As asked, the answer to the question is 'no'. The simply-connected cover $f:\mathbb{R}^2\to S$ of Sherck's first surface $S$ (which is defined in $\mathbb{R}^3$ by the equation $\mathrm{e}^{z} \cos x = \cos y$) has strictly negative curvature and is complete but there do not exist global coordinates $s,t$ on $\mathbb{R}^2$ (the domain of $f$) whose level sets are the asymptotic curves.
There are functions $u$ and $v$ on $S$ itself such that $(u,v):S\to\mathbb{R}^2$ is a coordinate chart on $S$ and the level curves of $u$ and of $v$ are (unions of) asymptotic curves on $S$. Explicitly, set $$ u(x,y,z) = \frac2\pi\,\arcsin\left(\frac{\sin(x{-}y)}{\cos x {+} \cos y}\right)\ \text{and}\ \ v(x,y,z) = \frac2\pi\,\arcsin\left(\frac{\sin(x{+}y)}{\cos x {+} \cos y}\right) $$ when $|x|,|y| <\pi/2$ and $(x,y,z)$ lies in $S$. These functions then extend analytically to the entire surface $S$ and have the claimed properties.

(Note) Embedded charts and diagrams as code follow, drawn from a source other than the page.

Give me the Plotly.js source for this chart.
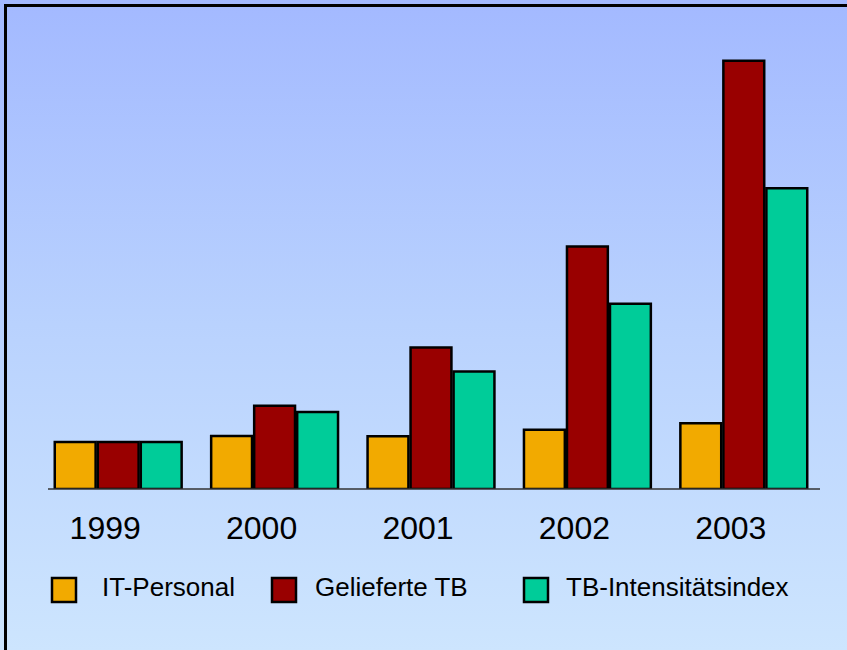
<!DOCTYPE html>
<html>
<head>
<meta charset="utf-8">
<script src="https://cdn.plot.ly/plotly-3.0.1.min.js"></script>
<style>
  html, body { margin: 0; padding: 0; width: 847px; height: 650px; overflow: hidden; }
  body { background: linear-gradient(to bottom, #A3B9FF 0%, #B9D2FE 50%, #CDE5FE 100%); position: relative; }
  #chart { position: absolute; left: 0; top: 0; width: 847px; height: 650px; }
  #frame { position: absolute; left: 4px; top: 4px; width: 900px; height: 700px;
           border-left: 3px solid #000; border-top: 3px solid #000; pointer-events: none; z-index: 10; }
</style>
</head>
<body>
<div id="chart"></div>
<div id="frame"></div>
<script>
// Data (index values, 1999 = 100)
const years = ['1999', '2000', '2001', '2002', '2003'];
const seriesNames = ['IT-Personal', 'Gelieferte TB', 'TB-Intensitätsindex'];
const itPersonal = [100, 113, 112, 126, 140];
const gelieferteTB = [100, 177, 301, 516, 911];
const tbIntensitaet = [100, 164, 250, 394, 640];
const seriesColors = ['#F2AA00', '#990000', '#00CC99'];

const allValues = [itPersonal, gelieferteTB, tbIntensitaet];

const traces = allValues.map((vals, i) => ({
  type: 'bar',
  x: years,
  y: vals,
  name: seriesNames[i],
  marker: { color: seriesColors[i], line: { color: '#000000', width: 2.5 } },
  showlegend: false,
  hoverinfo: 'x+y+name'
}));

const W = 847, H = 650;
const mL = 40, mR = 25, mT = 19, mB = 161;
const plotW = W - mL - mR, plotH = H - mT - mB;
const px2x = px => (px - mL) / plotW;
const py2y = py => (H - mB - py) / plotH;

// Manual legend (large square swatches like the original)
const legendSquares = [52, 272, 524];
const legendTexts = [100, 313, 564];
const shapes = [
  { type: 'line', xref: 'paper', yref: 'paper', x0: px2x(48), x1: px2x(820), y0: 0, y1: 0,
    line: { color: '#333333', width: 1.5 } }
];
const annotations = [];
seriesNames.forEach((nm, i) => {
  shapes.push({
    type: 'rect', xref: 'paper', yref: 'paper',
    x0: px2x(legendSquares[i]), x1: px2x(legendSquares[i] + 24),
    y0: py2y(602), y1: py2y(578),
    fillcolor: seriesColors[i], line: { color: '#000000', width: 2.5 }
  });
  annotations.push({
    xref: 'paper', yref: 'paper', x: px2x(legendTexts[i]), y: py2y(587),
    xanchor: 'left', yanchor: 'middle', showarrow: false, text: nm,
    font: { family: 'Liberation Sans, Arial, sans-serif', size: 26, color: '#000000' }
  });
});

const layout = {
  width: W, height: H,
  margin: { l: mL, r: mR, t: mT, b: mB, pad: 0 },
  paper_bgcolor: 'rgba(0,0,0,0)',
  plot_bgcolor: 'rgba(0,0,0,0)',
  barmode: 'group',
  bargap: 0.175,
  bargroupgap: 0.05,
  showlegend: false,
  xaxis: {
    type: 'category',
    showgrid: false, zeroline: false, showline: false,
    ticks: '', ticklabelshift: -13, ticklabelstandoff: 17,
    tickfont: { family: 'Liberation Sans, Arial, sans-serif', size: 32, color: '#000000' }
  },
  yaxis: {
    range: [0, 1000],
    visible: false, showgrid: false, zeroline: false
  },
  shapes: shapes,
  annotations: annotations,
  font: { family: 'Liberation Sans, Arial, sans-serif' }
};

Plotly.newPlot('chart', traces, layout, { displayModeBar: false, staticPlot: true });
</script>
</body>
</html>
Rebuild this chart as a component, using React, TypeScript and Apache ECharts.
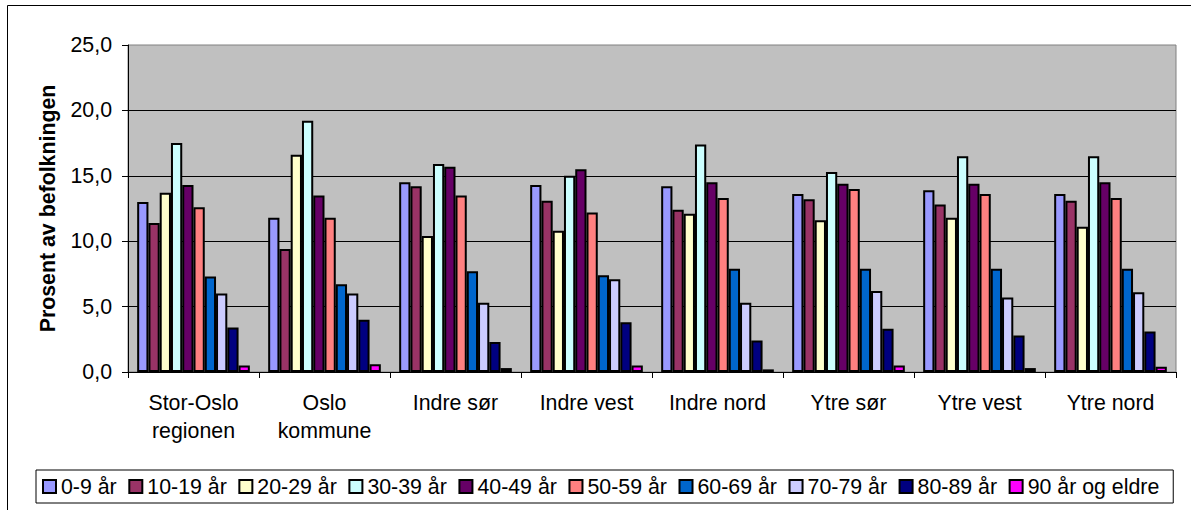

Now, $S$ is not simply-connected. The image $(u,v)(S)$ in $\mathbb{R}^2$ is the entire plane minus the integer lattice $\mathbb{Z}^2$. Note, for example, that the lines $u=c$ and $v=c$ are asymptotic curves, but are disconnected if $c$ is an integer. (The case of $c$ an integer corresponds to vertical straight lines in $S$, i.e., where $\cos x = \cos y = 0$.)
It follows from this that, if $f:\mathbb{R}^2\to S$ is the simply-connected cover of $S$, then the functions $u{\circ}f$ and $v{\circ }f$ are not coordinates on $\mathbb{R}^2$, as they do not distinguish points in $\mathbb{R}^2$. If there were global asymptotic coordinates $s$ and $t$ on $\mathbb{R}^2$, then (after switching $s$ and $t$ if necessary) they would have to satisfy $\mathrm{d}s\wedge \mathrm{d}(u{\circ}f)=0$ and $\mathrm{d}t\wedge \mathrm{d}(v{\circ}f)=0$, and it is easy to see that no such functions can define a coordinate system and distinguish points.
In the general case, I think it will not be easy to formulate a necessary and sufficient condition for global asymptotic coordinates to exist on the simply-connected cover of an immersed surface of negative curvature in $\mathbb{R}^3$.